Let’s just get one thing straight before I continue… I am no Nigel Farage fan. As an internationalist, a European technical entrepreneur and a lover of English beer, I guarantee that I will not be sharing a pint with Nige at any point. Ever.

However, when listening to him in his speech at the EU Commission the other day, it dawned on me that I am the Nigel-soddin-Farage of Mobile Marketing.

I know you want to know why and close down this page (“Pexit”) as soon as possible, and whilst I could try to squeeze an interruptive ‘native’ ad in here before doing that to make a few quid, I’ll resist the temptation to get to the point.

In fact, two points:

  1. Our Nige spent 17 years campaigning on a single issue to reach his objective, with single bloody-mindedness.

whilst

I have spent the last 8 years trying to change the world of mobile marketing and advertising, with single bloody-mindedness.

2. Our Nige encouraged us to “Take Back Control”

whilst

I have been encouraging the mobile marketing and advertising industry to put the end user in front of the advertiser for mutual benefit. In others words, letting users “Take Back Control” (without resorting to just blocking).

There, I’ve come “out” with it, although Mr. Farage might call me a lightweight for only spending 8 years on my quest, so not even half way there.

And here the comparisons between me and him end.

However, there are a few more points about the second half of my campaign that are worth mentioning.

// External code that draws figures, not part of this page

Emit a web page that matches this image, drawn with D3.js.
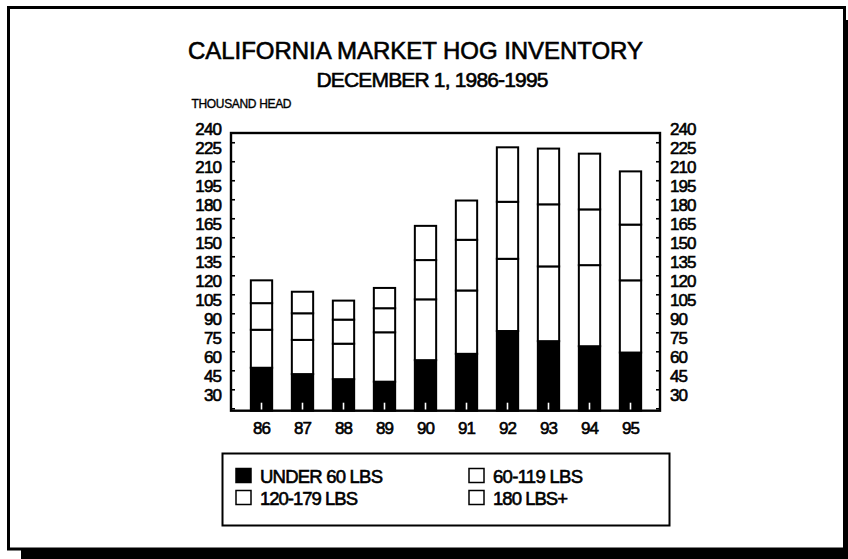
<!DOCTYPE html>
<html>
<head>
<meta charset="utf-8">
<script src="https://cdn.jsdelivr.net/npm/d3@7"></script>
<style>
  body { margin: 0; background: #fff; }
  svg { display: block; font-family: "Liberation Sans", Arial, sans-serif; }
  svg text { fill: #000; stroke: #000; stroke-width: 0.6px; }
  .axis path { display: none; }
  .tick-marks line { stroke: #000; stroke-width: 1.6; }
  .x-axis line { stroke: #fff; stroke-width: 1.6; }
  .label-axis text, .x-axis text { font-size: 17px; letter-spacing: -0.9px; }
  .legend text { font-size: 18.5px; }
</style>
</head>
<body>
<div class="app"></div>
<script>
'use strict'

// Годы (категории по оси X)
var years = ["86", "87", "88", "89", "90", "91", "92", "93", "94", "95"];

// Значения по весовым группам, тыс. голов
var under60 = [47, 42, 38, 36, 53, 58, 76, 68, 64, 59];
var lbs60to119 = [30, 27, 28, 39, 48, 50, 57, 59, 64, 57];
var lbs120to179 = [21, 21, 19, 19, 31, 40, 45, 49, 44, 44];
var lbs180plus = [18, 17, 15, 16, 27, 31, 43, 44, 44, 42];

var seriesNames = ["UNDER 60 LBS", "60-119 LBS", "120-179 LBS", "180 LBS+"];

// Деления и подписи оси Y
var tickMarkValues = [15, 30, 45, 60, 75, 90, 105, 120, 135, 150, 165, 180, 195, 210, 225];
var tickLabelValues = [30, 45, 60, 75, 90, 105, 120, 135, 150, 165, 180, 195, 210, 225, 240];

var keys = ["under60", "lbs60to119", "lbs120to179", "lbs180plus"];

var rows = years.map((year, i) => {
  return {
    year: year,
    under60: under60[i],
    lbs60to119: lbs60to119[i],
    lbs120to179: lbs120to179[i],
    lbs180plus: lbs180plus[i]
  };
});

var stacked = d3.stack().keys(keys)(rows);

// Область графика
var plot = { left: 231, right: 660, top: 133, bottom: 410.7 };

var xScale = d3.scaleBand()
  .domain(years)
  .range([241, 651])
  .paddingInner(0.48)
  .paddingOuter(0.24);

var yScale = d3.scaleLinear()
  .domain([13.1, 232.3])
  .range([plot.bottom, plot.top]);

// Низ столбика не ниже оси
function yBase(v) {
  return yScale(Math.max(v, yScale.domain()[0]));
}

var svg = d3.select(".app")
  .append("svg")
  .attr("width", 848)
  .attr("height", 559);

// Рамка с тенью
svg.append("rect")
  .attr("x", 21).attr("y", 20)
  .attr("width", 827).attr("height", 539)
  .attr("fill", "#000");

svg.append("rect")
  .attr("x", 8.5).attr("y", 7.5)
  .attr("width", 836).attr("height", 541.5)
  .attr("fill", "#fff")
  .attr("stroke", "#000")
  .attr("stroke-width", 3);

// Заголовки
svg.append("text")
  .attr("x", 415.5).attr("y", 58.5)
  .attr("text-anchor", "middle")
  .attr("font-size", 24)
  .attr("textLength", 455)
  .attr("lengthAdjust", "spacing")
  .text("CALIFORNIA MARKET HOG INVENTORY");

svg.append("text")
  .attr("x", 432.5).attr("y", 87)
  .attr("text-anchor", "middle")
  .attr("font-size", 21)
  .attr("textLength", 232)
  .attr("lengthAdjust", "spacing")
  .text("DECEMBER 1, 1986-1995");

svg.append("text")
  .attr("x", 191.5).attr("y", 107.5)
  .attr("font-size", 12)
  .attr("textLength", 100)
  .attr("lengthAdjust", "spacing")
  .style("stroke-width", "0.35px")
  .text("THOUSAND HEAD");

// Столбики
var layers = svg.append("g")
  .selectAll("g")
  .data(stacked)
  .join("g")
  .attr("fill", (d, i) => i === 0 ? "#000" : "#fff");

layers.selectAll("rect")
  .data(d => d)
  .join("rect")
  .attr("x", d => xScale(d.data.year))
  .attr("y", d => yScale(d[1]))
  .attr("width", xScale.bandwidth())
  .attr("height", d => yBase(d[0]) - yScale(d[1]))
  .attr("stroke", "#000")
  .attr("stroke-width", 2);

// Ось X: белые риски внутри столбиков и подписи
svg.append("g")
  .attr("class", "axis x-axis")
  .attr("transform", "translate(0," + plot.bottom + ")")
  .call(d3.axisBottom(xScale).tickSizeInner(-8).tickSizeOuter(0).tickPadding(14));

svg.selectAll(".x-axis text").attr("dy", "0.71em").attr("y", 11);

// Риски оси Y слева и справа
svg.append("g")
  .attr("class", "axis tick-marks")
  .attr("transform", "translate(" + plot.left + ",0)")
  .call(d3.axisLeft(yScale).tickValues(tickMarkValues).tickSizeInner(-4).tickSizeOuter(0).tickFormat(""));

svg.append("g")
  .attr("class", "axis tick-marks")
  .attr("transform", "translate(" + plot.right + ",0)")
  .call(d3.axisRight(yScale).tickValues(tickMarkValues).tickSizeInner(-4).tickSizeOuter(0).tickFormat(""));

// Подписи оси Y (чуть ниже рисок, как в оригинале)
svg.append("g")
  .attr("class", "axis label-axis")
  .attr("transform", "translate(" + plot.left + ",5.5)")
  .call(d3.axisLeft(yScale).tickValues(tickLabelValues).tickSize(0).tickPadding(10));

svg.append("g")
  .attr("class", "axis label-axis")
  .attr("transform", "translate(" + plot.right + ",5.5)")
  .call(d3.axisRight(yScale).tickValues(tickLabelValues).tickSize(0).tickPadding(10));

svg.selectAll(".axis text").attr("font-family", null).attr("font-size", null);

// Рамка области графика
svg.append("rect")
  .attr("x", plot.left).attr("y", plot.top)
  .attr("width", plot.right - plot.left)
  .attr("height", plot.bottom - plot.top)
  .attr("fill", "none")
  .attr("stroke", "#000")
  .attr("stroke-width", 2.4);

// Легенда
var legend = svg.append("g").attr("class", "legend");

legend.append("rect")
  .attr("x", 222.5).attr("y", 453.5)
  .attr("width", 447).attr("height", 72)
  .attr("fill", "#fff")
  .attr("stroke", "#000")
  .attr("stroke-width", 2);

var legendPos = [[235, 468], [468, 468], [235, 490], [468, 490]];
var legendWidths = [123, 90, 98, 75];

var items = legend.selectAll("g.item")
  .data(seriesNames)
  .join("g")
  .attr("class", "item")
  .attr("transform", (d, i) => "translate(" + legendPos[i][0] + "," + legendPos[i][1] + ")");

items.append("rect")
  .attr("x", 1).attr("y", 0.5)
  .attr("width", 15).attr("height", 14)
  .attr("fill", (d, i) => i === 0 ? "#000" : "#fff")
  .attr("stroke", "#000")
  .attr("stroke-width", 1.5);

items.append("text")
  .attr("x", 25).attr("y", 15)
  .attr("textLength", (d, i) => legendWidths[i])
  .attr("lengthAdjust", "spacing")
  .text(d => d);
</script>
</body>
</html>
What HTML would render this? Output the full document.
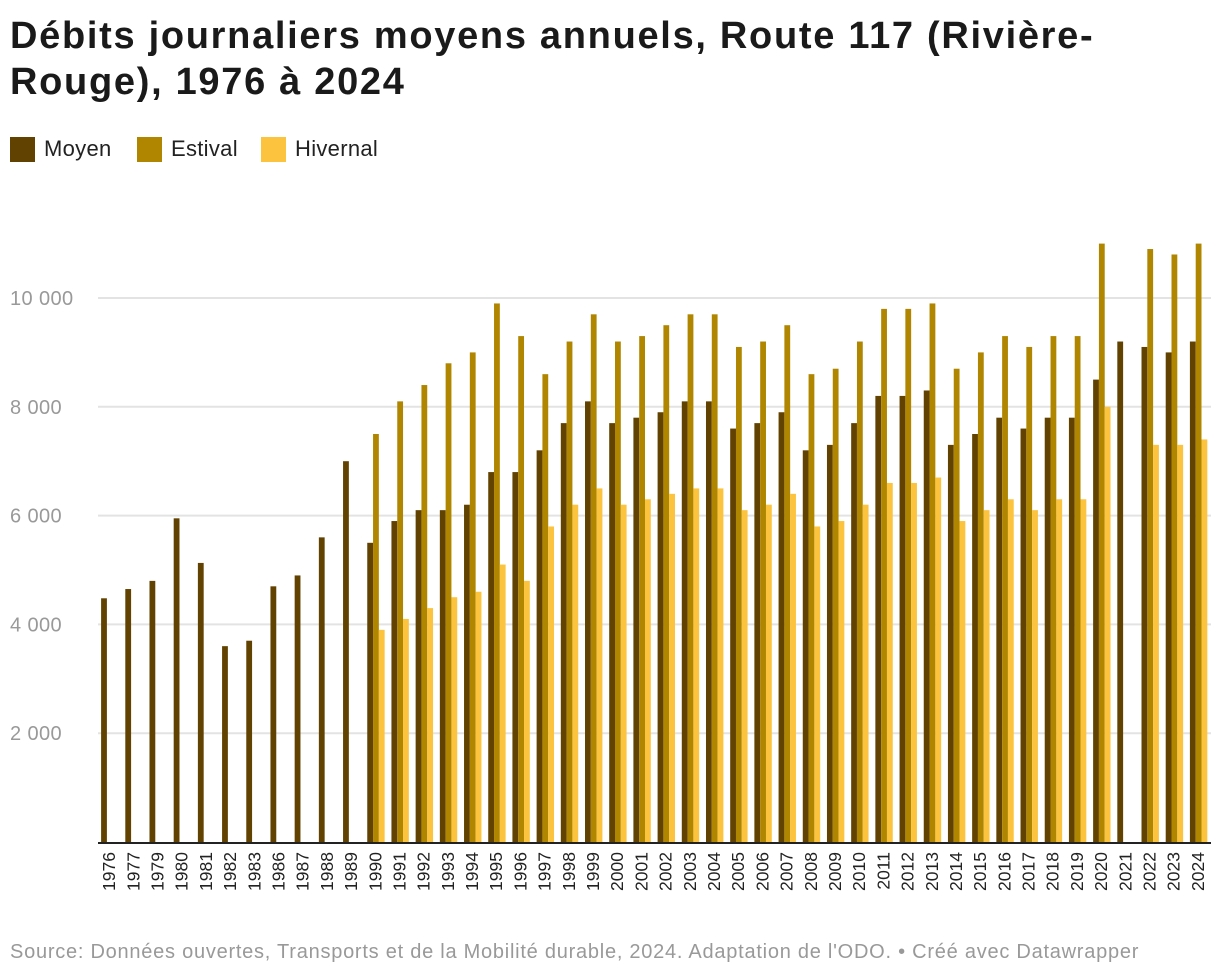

When we set out with an idea to put users in control of the commercial content they received on their phone for their benefit and, as a consequence, the mutual benefit of advertisers, we thought that it was so obvious that everyone would follow. They didn’t, despite the successes of our B2C service (Qustodian) in the UK and Spain.

When we decided to open our platform up so that other app and web publishers could benefit from 6 years’ worth of features that entice users to want to read commercial content, so that those publishers could make ad money without annoying their users, we thought that people would follow. Whilst they have, it’s been slow so far.

The reality is, the idea of providing a space on a website or in an app where commercial content is shown that does not force the user to see it, but rather provides a toolkit for enticing them in, does not currently fit into the way the media world wants to buy advertising space. What they want is to feed the programmatic machine, so that ads can be ingested and spat out to “targeted” users at the “right time” and in the “right place”, without the need of costly human intervention. It is the way the industry works. It has to work.

The problem is, users don’t want it. The machine is raging against the little people (sound familiar?) and they hate it. Many are voting with their blockers. Others just tolerate and #waitforthecross.

But surely the machine will work, right? It is just a matter of time before we work it out with “better ads”, “better data” and “better formats” to interrupt us on our most precious of small screens.

Well maybe that’s true and maybe that will happen, but at this point I normally refer to Alan Moore’s comment that technology succeeds when it meets a human need that is life simplifying, life enabling or navigational. I just don’t see how interrupting someone on a mobile phone will ever fulfil those human needs.

So, I will continue my quest with only 9 years to go…

And for the record, if we do make our small contribution to changing the world, I will not be gloating about “you not laughing now”.

Because everyone will have won.

Note that any political views expressed in this article are those of the author alone and do not represent the views of the company or any other associated parties.